Chili-Dusted Catfish Recipe
Chef Lucia Watson
Sour cream is a great addition to this Chili-Dusted Catfish Recipe. (Chef Lucia Watson photo)
This Chili-Dusted Catfish Recipe is best served over a plate of homemade rice
Rave reviews are a cinch with this easy recipe from Chef Lucia Watson, who notes that a dollop of sour cream sprinkled with chili or paprika, plus a little parsley goes along well with this combination of flavors.
Serves: 2
Prep time: 10 minutes
Cook time: 25 minutes
Catfish Ingredients:
- 2 catfish fillets
- 2 teaspoons paprika
- 1 teaspoon chili powder
- 2 teaspoons salt
- ½ teaspoon cayenne
- ¼ cup buttermilk (or whole milk)
- 1 egg
- Pinch of sugar
- ½ cup dry bread crumbs
Rice Ingredients:
- 1 tablespoon butter, plus extra
- 1 tablespoon minced garlic
- 1 teaspoon ground cumin
- ½ teaspoon dry oregano
- 1 cup long grain rice
- 2 cups chicken stock or water
- 1 teaspoon salt
- ½ teaspoon pepper
- ¼ cup minced scallions
Directions:
- To prepare the catfish fillets, preheat an oven to 400 degrees.

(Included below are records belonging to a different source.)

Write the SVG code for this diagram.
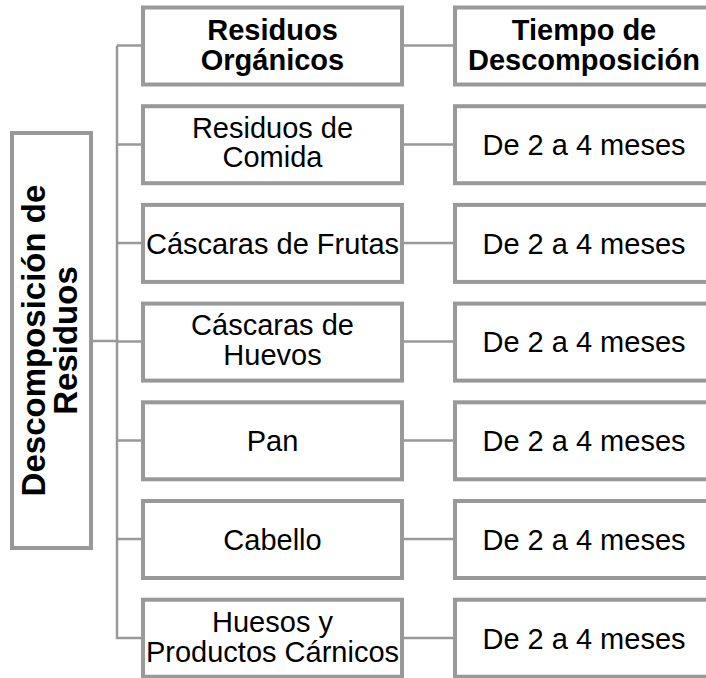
<svg xmlns="http://www.w3.org/2000/svg" width="706" height="678" viewBox="0 0 706 678">
<style>
.box{fill:#fff;stroke:#999;stroke-width:4}
.con{fill:none;stroke:#999;stroke-width:2.5}
text{font-family:"Liberation Sans",Arial,sans-serif;font-size:29px;fill:#000;text-anchor:middle}
.b{font-weight:bold}
.t{font-size:33px;font-weight:bold}
</style>
<rect width="706" height="678" fill="#fff"/>
<g id="connectors">
<path class="con" d="M93,341H117M117,45.5V639M117,45.5H141M117,144.5H141M117,243H141M117,341.5H141M117,440.5H141M117,539H141M117,638H141"/>
<path class="con" d="M403,45.5H453M403,144.5H453M403,243H453M403,341.5H453M403,440.5H453M403,539H453M403,638H453"/>
</g>
<g id="root">
<rect class="box" x="12" y="133" width="79" height="415"/>
<g transform="translate(52,340.5) rotate(-90)"><text class="t" x="0" y="-7">Descomposición de</text><text class="t" x="0" y="25">Residuos</text></g>
</g>
<g id="h1"><rect class="box" x="143" y="7.5" width="259" height="77"/><text class="b" x="272.5" y="39.5">Residuos</text><text class="b" x="272.5" y="69.5">Orgánicos</text></g>
<g id="h2"><rect class="box" x="455" y="7.5" width="256" height="77"/><text class="b" x="584" y="39.5">Tiempo de</text><text class="b" x="584" y="69.5">Descomposición</text></g>
<g id="r1"><rect class="box" x="143" y="106.2" width="259" height="77"/><text x="272.5" y="138">Residuos de</text><text x="272.5" y="167">Comida</text></g>
<g id="t1"><rect class="box" x="455" y="106.2" width="256" height="77"/><text x="584" y="155">De 2 a 4 meses</text></g>
<g id="r2"><rect class="box" x="143" y="204.9" width="259" height="77"/><text x="272.5" y="253.5">Cáscaras de Frutas</text></g>
<g id="t2"><rect class="box" x="455" y="204.9" width="256" height="77"/><text x="584" y="253.5">De 2 a 4 meses</text></g>
<g id="r3"><rect class="box" x="143" y="303.6" width="259" height="77"/><text x="272.5" y="335">Cáscaras de</text><text x="272.5" y="365">Huevos</text></g>
<g id="t3"><rect class="box" x="455" y="303.6" width="256" height="77"/><text x="584" y="352">De 2 a 4 meses</text></g>
<g id="r4"><rect class="box" x="143" y="402.3" width="259" height="77"/><text x="272.5" y="451">Pan</text></g>
<g id="t4"><rect class="box" x="455" y="402.3" width="256" height="77"/><text x="584" y="451">De 2 a 4 meses</text></g>
<g id="r5"><rect class="box" x="143" y="501" width="259" height="77"/><text x="272.5" y="549.5">Cabello</text></g>
<g id="t5"><rect class="box" x="455" y="501" width="256" height="77"/><text x="584" y="549.5">De 2 a 4 meses</text></g>
<g id="r6"><rect class="box" x="143" y="599.7" width="259" height="77"/><text x="272.5" y="631.5">Huesos y</text><text x="272.5" y="661.5">Productos Cárnicos</text></g>
<g id="t6"><rect class="box" x="455" y="599.7" width="256" height="77"/><text x="584" y="648.5">De 2 a 4 meses</text></g>
</svg>
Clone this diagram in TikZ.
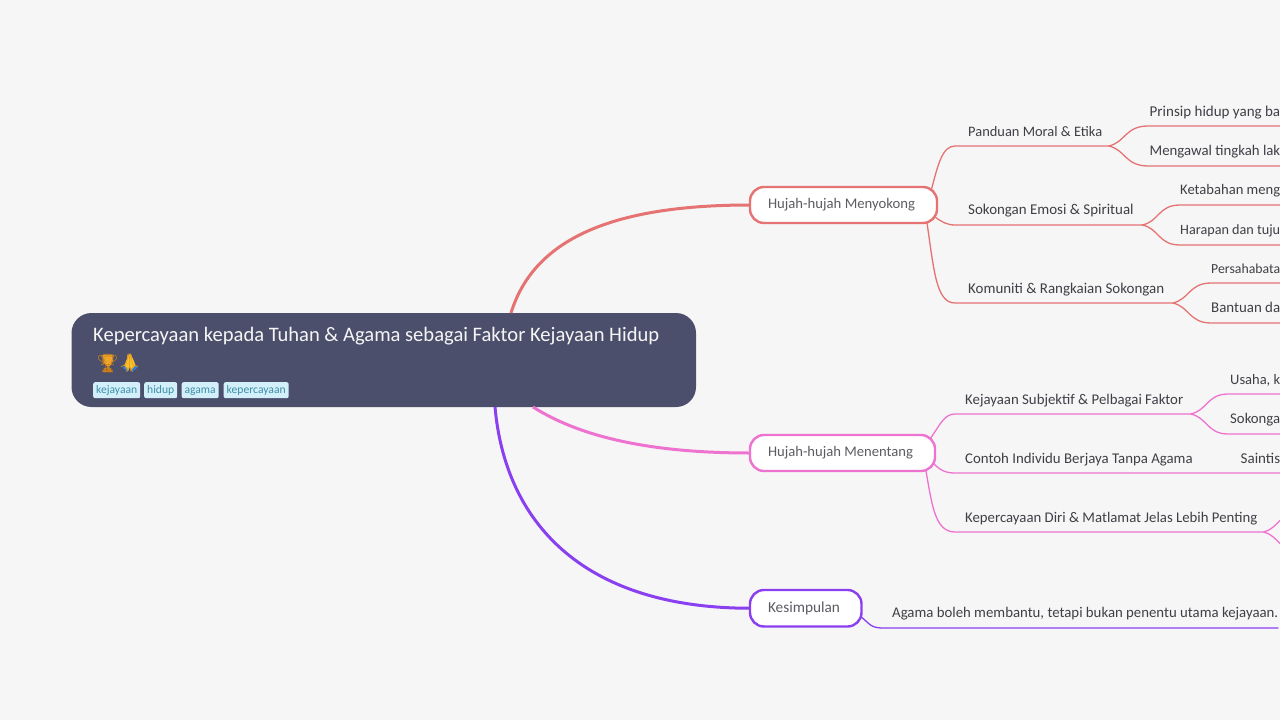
\documentclass[tikz,border=0pt]{standalone}
\usepackage{fontspec}
\usepackage{graphicx}
\setmainfont{Carlito}
\newfontfamily\emojifont{Noto Emoji}
\usetikzlibrary{calc}
\definecolor{bgc}{HTML}{F6F6F6}
\definecolor{rootc}{HTML}{4C4F6B}
\definecolor{redc}{HTML}{E57373}
\definecolor{pinkc}{HTML}{EE72D0}
\definecolor{purc}{HTML}{8A3FF0}
\definecolor{txtc}{HTML}{3F3F46}
\definecolor{tagf}{HTML}{D3F0FA}
\definecolor{tagt}{HTML}{3F8EA5}
\definecolor{goldc}{HTML}{F0A52A}
\definecolor{goldd}{HTML}{C77F1A}
\definecolor{handc}{HTML}{FBC02D}
\definecolor{handd}{HTML}{E8A020}
\definecolor{sleevec}{HTML}{2F7FD0}
\definecolor{basec}{HTML}{8D5A3C}
\newcommand{\fitw}[2]{\resizebox{#1pt}{!}{#2}}
\newcommand{\boxtext}[3]{\makebox[#2pt][l]{\fitw{#1}{#3}}}
\tikzset{
 x=1pt,y=-1pt,
 mainbox/.style={draw,fill=white,line width=2.4pt,rounded corners=14pt,inner sep=0pt,outer sep=0pt,anchor=north west,font=\fontsize{14.5}{16}\selectfont,text=txtc!85!white},
 leaf/.style={inner sep=0pt,anchor=base west,text=txtc,font=\fontsize{14.5}{16}\selectfont},
 tag/.style={fill=tagf,rounded corners=2pt,inner sep=0pt,anchor=north west,minimum height=16pt,text=tagt,font=\fontsize{12}{13}\selectfont},
 emoji/.style={inner sep=0pt,anchor=center,font=\emojifont\fontsize{18}{20}\selectfont},
 bigline/.style={line width=3pt},
 thin1/.style={line width=1.3pt},
}
\begin{document}
\begin{tikzpicture}
\path[fill=bgc] (0,0) rectangle (1280,720);
\useasboundingbox (0,0) rectangle (1280,720);

\node[fill=rootc,rounded corners=20pt,inner sep=0pt,outer sep=0pt,anchor=north west,minimum width=624.5pt,minimum height=94pt] (root) at (71.5,313) {};
\node[inner sep=0pt,anchor=base west,text=white!96!black,font=\fontsize{20}{22}\selectfont] (title) at (93,341) {\fitw{566}{Kepercayaan kepada Tuhan \& Agama sebagai Faktor Kejayaan Hidup}};

% colour of the two emoji, under their glyphs
\fill[goldc] (103,354.5) -- (113.5,354.5) -- (113,361) .. controls (112.5,364) and (110,365.5) .. (109.5,366) -- (107,366) .. controls (106,365.5) and (104,364) .. (103.5,361) -- cycle;
\fill[basec] (104,369.5) -- (112.5,369.5) -- (113,372.5) -- (103.5,372.5) -- cycle;
\fill[goldd] (107.3,366) rectangle (109.3,369.5);
\fill[handc] (130,353.5) .. controls (132,356) and (135,363) .. (136,367) -- (132,370.5) -- (130,367) -- (128,370.5) -- (124,367) .. controls (125,363) and (128,356) .. (130,353.5) -- cycle;
\fill[sleevec] (122.5,367.5) -- (124.5,365.8) -- (128.5,369.5) -- (127.5,371.5) -- cycle;
\fill[sleevec] (137.5,367.5) -- (135.5,365.8) -- (131.5,369.5) -- (132.5,371.5) -- cycle;
\node[emoji,text=goldd] (em1) at (107.5,363) {🏆};
\node[emoji,text=handd] (em2) at (129.5,363) {🙏};

\node[tag,minimum width=47pt] (t1) at (93,382) {\fitw{41}{kejayaan}};
\node[tag,minimum width=33pt] (t2) at (144,382) {\fitw{27}{hidup}};
\node[tag,minimum width=37pt] (t3) at (181.5,382) {\vphantom{hp}\fitw{31}{agama}};
\node[tag,minimum width=65pt] (t4) at (223.5,382) {\fitw{59}{kepercayaan}};

% main nodes
\node[mainbox,draw=redc,minimum width=187pt,minimum height=36pt] (n1) at (750,187) {\boxtext{147}{151}{Hujah-hujah Menyokong}};
\node[mainbox,draw=pinkc,minimum width=185pt,minimum height=36pt] (n2) at (750,435) {\boxtext{145}{149}{Hujah-hujah Menentang}};
\node[mainbox,draw=purc,minimum width=111.5pt,minimum height=36.5pt] (n3) at (750,590) {\boxtext{72}{75.5}{Kesimpulan}};

\draw[redc,bigline] ([xshift=439.5pt]root.north west) .. controls (535,235) and (620,205) .. (n1.west);
\draw[pinkc,bigline] ([xshift=461.5pt]root.south west) .. controls (585,440) and (660,453) .. (n2.west);
\draw[purc,bigline] ([xshift=423.5pt]root.south west) .. controls (505,520) and (580,608) .. (n3.west);

% level 2 texts
\node[leaf] (a) at (968,136) {\fitw{134}{Panduan Moral \& Etika}};
\node[leaf] (b) at (968,214.5) {\fitw{165.5}{Sokongan Emosi \& Spiritual}};
\node[leaf] (c) at (968,293) {\fitw{196}{Komuniti \& Rangkaian Sokongan}};
\node[leaf] (d) at (965,404) {\fitw{218}{Kejayaan Subjektif \& Pelbagai Faktor}};
\node[leaf] (e) at (965,463) {\fitw{227.5}{Contoh Individu Berjaya Tanpa Agama}};
\node[leaf] (f) at (965,522) {\fitw{292}{Kepercayaan Diri \& Matlamat Jelas Lebih Penting}};
\node[leaf] (g) at (892,617) {\fitw{386}{Agama boleh membantu, tetapi bukan penentu utama kejayaan.}};

% level 3 texts (the reference shows only these parts, up to the page edge)
\node[leaf] (a1) at (1149.5,116.5) {\fitw{130.5}{Prinsip hidup yang ba}};
\node[leaf] (a2) at (1149.5,155.5) {\fitw{130.5}{Mengawal tingkah lak}};
\node[leaf] (b1) at (1180,194.5) {\fitw{100}{Ketabahan meng}};
\node[leaf] (b2) at (1180,234) {\fitw{100}{Harapan dan tuju}};
\node[leaf] (c1) at (1211,273) {\fitw{69}{Persahabata}};
\node[leaf] (c2) at (1211,312.5) {\fitw{69}{Bantuan da}};
\node[leaf] (d1) at (1230,384) {\fitw{50}{Usaha, k}};
\node[leaf] (d2) at (1230,423) {\fitw{50}{Sokonga}};
\node[leaf] (e1) at (1240.5,463) {\fitw{39.5}{Saintis}};

% level 2 connectors
\begin{scope}[redc,thin1]
\draw (n1.north east)++(-6,4) .. controls (938,165) and (942,146) .. (955,146) -- ([xshift=6pt,yshift=-10pt]a.base east) coordinate (ae);
\draw (n1.south east)++(-2,-6) .. controls (942,222) and (947,225) .. (955,225) -- ([xshift=8pt,yshift=-10.5pt]b.base east) coordinate (be);
\draw (n1.south east)++(-10,0) .. controls (934,270) and (936,303) .. (955,303) -- ([xshift=8pt,yshift=-10pt]c.base east) coordinate (ce);
\draw (ae) .. controls (1125,143) and (1125,126) .. (1148,126) -- (1290,126);
\draw (ae) .. controls (1125,149) and (1125,166) .. (1148,166) -- (1290,166);
\draw (be) .. controls (1159,222) and (1158,205) .. (1180,205) -- (1290,205);
\draw (be) .. controls (1159,228) and (1158,245) .. (1180,245) -- (1290,245);
\draw (ce) .. controls (1189,300) and (1189,283) .. (1211,283) -- (1290,283);
\draw (ce) .. controls (1189,306) and (1189,323) .. (1211,323) -- (1290,323);
\end{scope}
\begin{scope}[pinkc,thin1]
\draw (n2.north east)++(-5,4) .. controls (940,425) and (944,414) .. (955,414) -- ([xshift=7pt,yshift=-10pt]d.base east) coordinate (de);
\draw (n2.south east)++(-2,-8) .. controls (940,470) and (945,473) .. (955,473) -- ([xshift=50pt,yshift=-10pt]e1.base east);
\draw (n2.south east)++(-9,0) .. controls (932,505) and (935,532) .. (955,532) -- ([xshift=6pt,yshift=-10pt]f.base east) coordinate (fe);
\draw (de) .. controls (1207,411) and (1207,394) .. (1228,394) -- (1290,394);
\draw (de) .. controls (1207,417) and (1207,434) .. (1228,434) -- (1290,434);
\draw (fe) .. controls (1278,529) and (1280,512) .. (1300,512);
\draw (fe) .. controls (1278,535) and (1280,552) .. (1300,552);
\end{scope}
\draw[purc,thin1] (n3.east) ++(0,9) .. controls (868,622) and (870,628) .. (882,628) -- ([yshift=-11pt]g.base east);
\end{tikzpicture}
\end{document}
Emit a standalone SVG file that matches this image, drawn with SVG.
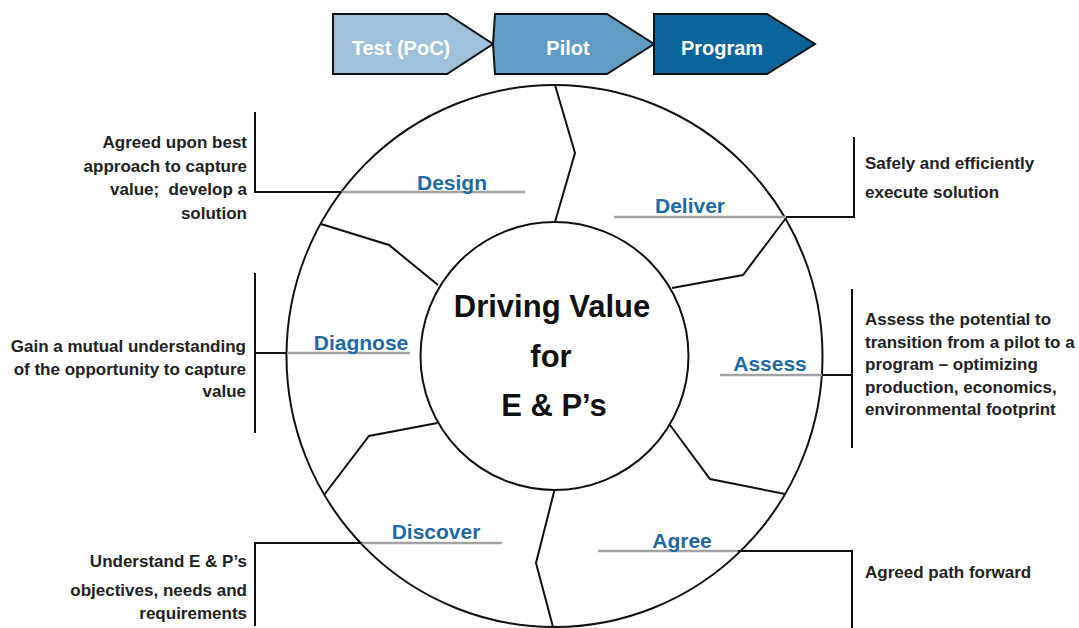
<svg xmlns="http://www.w3.org/2000/svg" width="1079" height="628" viewBox="0 0 1079 628">
  <style>
    .chev { stroke: #111; stroke-width: 2; stroke-linejoin: miter; }
    .chev-text { font-family: "Liberation Sans", Arial, sans-serif; font-weight: bold; font-size: 20px; fill: #ffffff; text-anchor: middle; }
    .ring { fill: none; stroke: #111; stroke-width: 2; }
    .divider { fill: none; stroke: #111; stroke-width: 2; stroke-linejoin: miter; }
    .leader { fill: none; stroke: #111; stroke-width: 2; }
    .rule { fill: none; stroke: #a3a3a3; stroke-width: 2.5; }
    .label { font-family: "Liberation Sans", Arial, sans-serif; font-weight: bold; font-size: 21px; fill: #1f6aa5; text-anchor: middle; }
    .desc { font-family: "Liberation Sans", Arial, sans-serif; font-weight: bold; font-size: 17px; fill: #222; }
    .desc-l { text-anchor: end; }
    .hub-text { font-family: "Liberation Sans", Arial, sans-serif; font-weight: bold; font-size: 31px; fill: #111; text-anchor: middle; }
  </style>

  <rect width="1079" height="628" fill="#ffffff"/>

  <!-- stage chevrons -->
  <g id="stage-test">
    <polygon class="chev" fill="#9fc1d9" points="333,14 447,14 493,44 447,74 333,74"/>
    <text class="chev-text" x="401" y="55">Test (PoC)</text>
  </g>
  <g id="stage-pilot">
    <polygon class="chev" fill="#5f9dc4" points="495,14 607,14 654,44 607,74 495,74 493,44"/>
    <text class="chev-text" x="568" y="55">Pilot</text>
  </g>
  <g id="stage-program">
    <polygon class="chev" fill="#0b659b" points="654,14 767,14 815,44 767,74 654,74"/>
    <text class="chev-text" x="722" y="55">Program</text>
  </g>

  <!-- outer ring and segment dividers -->
  <g id="wheel">
    <ellipse class="ring" cx="554.5" cy="356" rx="268" ry="271"/>
    <polyline class="divider" points="555,85 575,153 555,222"/>
    <polyline class="divider" points="786,218 743,275 672,288"/>
    <polyline class="divider" points="670,425 710,479 785,494"/>
    <polyline class="divider" points="554.5,490 536,563 553,627"/>
    <polyline class="divider" points="437.5,423 369,436 324,495"/>
    <polyline class="divider" points="321,224 389,245 438,285"/>
  </g>

  <!-- hub -->
  <g id="hub">
    <circle cx="554.5" cy="356" r="134" fill="#ffffff" stroke="#111" stroke-width="2"/>
    <text class="hub-text" x="552" y="317">Driving Value</text>
    <text class="hub-text" x="551" y="367">for</text>
    <text class="hub-text" x="554" y="416">E &amp; P’s</text>
  </g>

  <!-- leader lines from each segment to its description -->
  <g id="connectors">
    <line class="rule" x1="341.5" y1="192" x2="525" y2="192"/>
    <polyline class="leader" points="255,112 255,192 341.5,192"/>

    <line class="rule" x1="614" y1="217" x2="786" y2="217"/>
    <polyline class="leader" points="786,217 854,217 854,137"/>

    <line class="rule" x1="287" y1="353" x2="410" y2="353"/>
    <line class="leader" x1="255" y1="273" x2="255" y2="433"/>
    <line class="leader" x1="255" y1="353" x2="287" y2="353"/>

    <line class="rule" x1="720" y1="375" x2="822" y2="375"/>
    <line class="leader" x1="822" y1="375" x2="852" y2="375"/>
    <line class="leader" x1="852" y1="289" x2="852" y2="448"/>

    <line class="rule" x1="598" y1="551" x2="738" y2="551"/>
    <polyline class="leader" points="738,551 852,551 852,628"/>

    <line class="rule" x1="362" y1="543" x2="502" y2="543"/>
    <polyline class="leader" points="362,543 255,543 255,626"/>
  </g>

  <!-- segments -->
  <g id="seg-design">
    <text class="label" x="452" y="190">Design</text>
    <text class="desc desc-l" x="247" y="148">Agreed upon best</text>
    <text class="desc desc-l" x="247" y="171.5">approach to capture</text>
    <text class="desc desc-l" x="247" y="195" xml:space="preserve">value;  develop a</text>
    <text class="desc desc-l" x="247" y="218.5">solution</text>
  </g>
  <g id="seg-deliver">
    <text class="label" x="690" y="213">Deliver</text>
    <text class="desc" x="865" y="169">Safely and efficiently</text>
    <text class="desc" x="865" y="198">execute solution</text>
  </g>
  <g id="seg-diagnose">
    <text class="label" x="361" y="350">Diagnose</text>
    <text class="desc desc-l" x="246" y="352">Gain a mutual understanding</text>
    <text class="desc desc-l" x="246" y="374.5">of the opportunity to capture</text>
    <text class="desc desc-l" x="246" y="397">value</text>
  </g>
  <g id="seg-assess">
    <text class="label" x="770" y="371">Assess</text>
    <text class="desc" x="865" y="325">Assess the potential to</text>
    <text class="desc" x="865" y="347.5">transition from a pilot to a</text>
    <text class="desc" x="865" y="370">program – optimizing</text>
    <text class="desc" x="865" y="392.5">production, economics,</text>
    <text class="desc" x="865" y="415">environmental footprint</text>
  </g>
  <g id="seg-agree">
    <text class="label" x="682" y="548">Agree</text>
    <text class="desc" x="865" y="578">Agreed path forward</text>
  </g>
  <g id="seg-discover">
    <text class="label" x="436" y="539">Discover</text>
    <text class="desc desc-l" x="247" y="567">Understand E &amp; P’s</text>
    <text class="desc desc-l" x="247" y="596">objectives, needs and</text>
    <text class="desc desc-l" x="247" y="619">requirements</text>
  </g>
</svg>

- While the oven is preheating, lightly grease a cookie sheet and mix together all of the spices.
- In a shallow bowl, beat together the buttermilk, eggs and sugar. One at a time, dip each fillet in the spice mixture, then the buttermilk mixture, and then the bread crumbs. Place each fillet on the prepared cookie sheet.
- Place the fillets in the oven and bake until cooked through, about 12 to 14 minutes.
- To prepare the rice, heat the butter until melted in a large heavy-bottomed saucepan. Add the garlic, cumin, oregano and rice. Cook, stirring about 3 minutes.
- Add the stock, salt and pepper. Bring to a boil, reduce heat and cook covered for about 15 minutes, or until the liquid is absorbed and the rice is tender.
- Turn the heat off and allow rice to sit, covered, for about 5 minutes. Stir in the additional butter and scallions and fluff with a fork. Serve catfish fillets with rice and enjoy.